• **SUPPLIED MATERIAL**
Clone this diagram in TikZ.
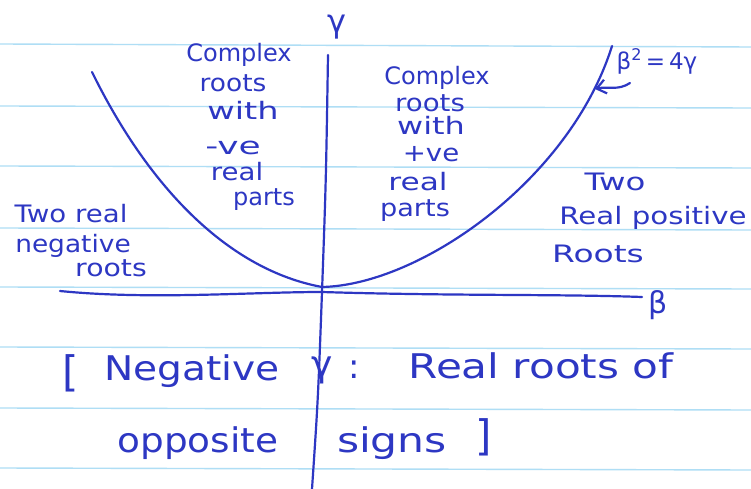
\documentclass[tikz,border=0pt]{standalone}
\usepackage{fontspec}
\setmainfont{DejaVu Sans}
\usepackage{graphicx}
\usetikzlibrary{arrows.meta}
\definecolor{ink}{RGB}{45,55,195}
\definecolor{rulecol}{RGB}{175,222,245}
\newcommand{\sx}[2]{\scalebox{#1}[1]{#2}}
\begin{document}
\begin{tikzpicture}[x=1pt,y=-1pt,
  pen/.style={draw=ink, line width=2.2pt, line cap=round, line join=round},
  hand/.style={text=ink, inner sep=0pt, anchor=base, font=\fontsize{24}{26}\selectfont},
  big/.style={text=ink, inner sep=0pt, anchor=base, font=\fontsize{34}{36}\selectfont},
  ruled/.style={draw=rulecol, line width=1.4pt}]
\useasboundingbox (0,0) rectangle (751,489);
\fill[white] (0,0) rectangle (751,489);
% ruled paper
\foreach \a/\b in {44/47,106/108,166/168,228/230,287/289,347/349,408/410,468/470}
  \draw[ruled] (0,\a) -- (751,\b);

% axes
\coordinate (ytop) at (328,55);
\coordinate (ymid) at (322,292);
\coordinate (ybot) at (312,489);
\draw[pen] (ytop) .. controls (326,180) .. (ymid) .. controls (318,400) .. (ybot);
\coordinate (xl) at (60,291);
\coordinate (xr) at (642,297);
\draw[pen] (xl) .. controls (150,300) and (250,292) .. (ymid) .. controls (450,296) and (560,294) .. (xr);

\node[hand, anchor=center, font=\fontsize{32}{34}\selectfont] (gam) at (337,27) {γ};
\node[hand, anchor=center, font=\fontsize{30}{32}\selectfont] (bet) at (658,305) {β};

% parabola  beta^2 = 4 gamma
\coordinate (vtx) at (322,287);
\coordinate (ptl) at (92,72);
\coordinate (ptr) at (612,46);
\draw[pen] (ptl) .. controls (150,190) and (230,270) .. (vtx)
               .. controls (420,285) and (570,180) .. (ptr);

% label and arrow
\node[hand, anchor=center, font=\fontsize{23}{25}\selectfont] (eq) at (657,61) {β\textsuperscript{2}\,=\,4γ};
\coordinate (atail) at (630,83);
\coordinate (atip) at (595,89);
\draw[pen, -{Straight Barb[length=9pt,width=14pt]}] (atail) .. controls (618,91) and (608,86) .. (atip);

% left upper label
\node[hand] (l1) at (239,62) {Complex};
\node[hand] (l2) at (233,92) {\sx{1.1}{roots}};
\node[hand] (l3) at (243,120) {\sx{1.4}{with}};
\node[hand] (l4) at (233,154) {\sx{1.5}{-ve}};
\node[hand] (l5) at (237,180) {\sx{1.15}{real}};
\node[hand] (l6) at (264,205) {parts};

% right middle label
\node[hand] (r1) at (437,85) {Complex};
\node[hand] (r2) at (430,112) {\sx{1.15}{roots}};
\node[hand] (r3) at (431,135) {\sx{1.33}{with}};
\node[hand] (r4) at (431,161) {\sx{1.15}{+ve}};
\node[hand] (r5) at (418,190) {\sx{1.3}{real}};
\node[hand] (r6) at (415,216) {\sx{1.13}{parts}};

% right lower label
\node[hand] (p1) at (615,190) {\sx{1.35}{Two}};
\node[hand] (p2) at (653,224) {\sx{1.22}{Real positive}};
\node[hand] (p3) at (598,262) {\sx{1.37}{Roots}};

% left lower label
\node[hand] (n1) at (71,222) {\sx{1.15}{Two real}};
\node[hand] (n2) at (73,252) {\sx{1.1}{negative}};
\node[hand] (n3) at (111,276) {\sx{1.18}{roots}};

% bottom note
\node[big, anchor=center, font=\fontsize{42}{44}\selectfont] (lb) at (71,373) {[};
\node[big] (b1) at (192,380) {\sx{1.15}{Negative}};
\node[big, anchor=center, font=\fontsize{36}{38}\selectfont] (b2) at (322,370) {γ};
\node[big, anchor=center] (b3) at (354,370) {:};
\node[big] (b4) at (541,378) {\sx{1.24}{Real roots of}};
\node[big] (b5) at (198,452) {\sx{1.1}{opposite}};
\node[big] (b6) at (392,452) {\sx{1.25}{signs}};
\node[big, anchor=center, font=\fontsize{42}{44}\selectfont] (rb) at (484,437) {]};
\end{tikzpicture}
\end{document}
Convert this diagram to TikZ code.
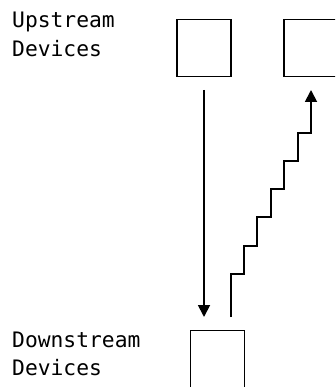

• **WHAT THE TASK ASKS**
Repeat the listing in full and exactly. Leave any pictures out.

• **RESPONSE FOR THIS EXERCISE**
Clone this diagram in TikZ.
\documentclass[tikz,border=0pt]{standalone}
\usepackage{fontspec}
\setmainfont{DejaVu Sans}
\usepackage{graphicx}
\usetikzlibrary{arrows.meta}
\definecolor{ink}{RGB}{45,55,195}
\definecolor{rulecol}{RGB}{175,222,245}
\newcommand{\sx}[2]{\scalebox{#1}[1]{#2}}
\begin{document}
\begin{tikzpicture}[x=1pt,y=-1pt,
  pen/.style={draw=ink, line width=2.2pt, line cap=round, line join=round},
  hand/.style={text=ink, inner sep=0pt, anchor=base, font=\fontsize{24}{26}\selectfont},
  big/.style={text=ink, inner sep=0pt, anchor=base, font=\fontsize{34}{36}\selectfont},
  ruled/.style={draw=rulecol, line width=1.4pt}]
\useasboundingbox (0,0) rectangle (751,489);
\fill[white] (0,0) rectangle (751,489);
% ruled paper
\foreach \a/\b in {44/47,106/108,166/168,228/230,287/289,347/349,408/410,468/470}
  \draw[ruled] (0,\a) -- (751,\b);

% axes
\coordinate (ytop) at (328,55);
\coordinate (ymid) at (322,292);
\coordinate (ybot) at (312,489);
\draw[pen] (ytop) .. controls (326,180) .. (ymid) .. controls (318,400) .. (ybot);
\coordinate (xl) at (60,291);
\coordinate (xr) at (642,297);
\draw[pen] (xl) .. controls (150,300) and (250,292) .. (ymid) .. controls (450,296) and (560,294) .. (xr);

\node[hand, anchor=center, font=\fontsize{32}{34}\selectfont] (gam) at (337,27) {γ};
\node[hand, anchor=center, font=\fontsize{30}{32}\selectfont] (bet) at (658,305) {β};

% parabola  beta^2 = 4 gamma
\coordinate (vtx) at (322,287);
\coordinate (ptl) at (92,72);
\coordinate (ptr) at (612,46);
\draw[pen] (ptl) .. controls (150,190) and (230,270) .. (vtx)
               .. controls (420,285) and (570,180) .. (ptr);

% label and arrow
\node[hand, anchor=center, font=\fontsize{23}{25}\selectfont] (eq) at (657,61) {β\textsuperscript{2}\,=\,4γ};
\coordinate (atail) at (630,83);
\coordinate (atip) at (595,89);
\draw[pen, -{Straight Barb[length=9pt,width=14pt]}] (atail) .. controls (618,91) and (608,86) .. (atip);

% left upper label
\node[hand] (l1) at (239,62) {Complex};
\node[hand] (l2) at (233,92) {\sx{1.1}{roots}};
\node[hand] (l3) at (243,120) {\sx{1.4}{with}};
\node[hand] (l4) at (233,154) {\sx{1.5}{-ve}};
\node[hand] (l5) at (237,180) {\sx{1.15}{real}};
\node[hand] (l6) at (264,205) {parts};

% right middle label
\node[hand] (r1) at (437,85) {Complex};
\node[hand] (r2) at (430,112) {\sx{1.15}{roots}};
\node[hand] (r3) at (431,135) {\sx{1.33}{with}};
\node[hand] (r4) at (431,161) {\sx{1.15}{+ve}};
\node[hand] (r5) at (418,190) {\sx{1.3}{real}};
\node[hand] (r6) at (415,216) {\sx{1.13}{parts}};

% right lower label
\node[hand] (p1) at (615,190) {\sx{1.35}{Two}};
\node[hand] (p2) at (653,224) {\sx{1.22}{Real positive}};
\node[hand] (p3) at (598,262) {\sx{1.37}{Roots}};

% left lower label
\node[hand] (n1) at (71,222) {\sx{1.15}{Two real}};
\node[hand] (n2) at (73,252) {\sx{1.1}{negative}};
\node[hand] (n3) at (111,276) {\sx{1.18}{roots}};

% bottom note
\node[big, anchor=center, font=\fontsize{42}{44}\selectfont] (lb) at (71,373) {[};
\node[big] (b1) at (192,380) {\sx{1.15}{Negative}};
\node[big, anchor=center, font=\fontsize{36}{38}\selectfont] (b2) at (322,370) {γ};
\node[big, anchor=center] (b3) at (354,370) {:};
\node[big] (b4) at (541,378) {\sx{1.24}{Real roots of}};
\node[big] (b5) at (198,452) {\sx{1.1}{opposite}};
\node[big] (b6) at (392,452) {\sx{1.25}{signs}};
\node[big, anchor=center, font=\fontsize{42}{44}\selectfont] (rb) at (484,437) {]};
\end{tikzpicture}
\end{document}
Convert this diagram to TikZ code.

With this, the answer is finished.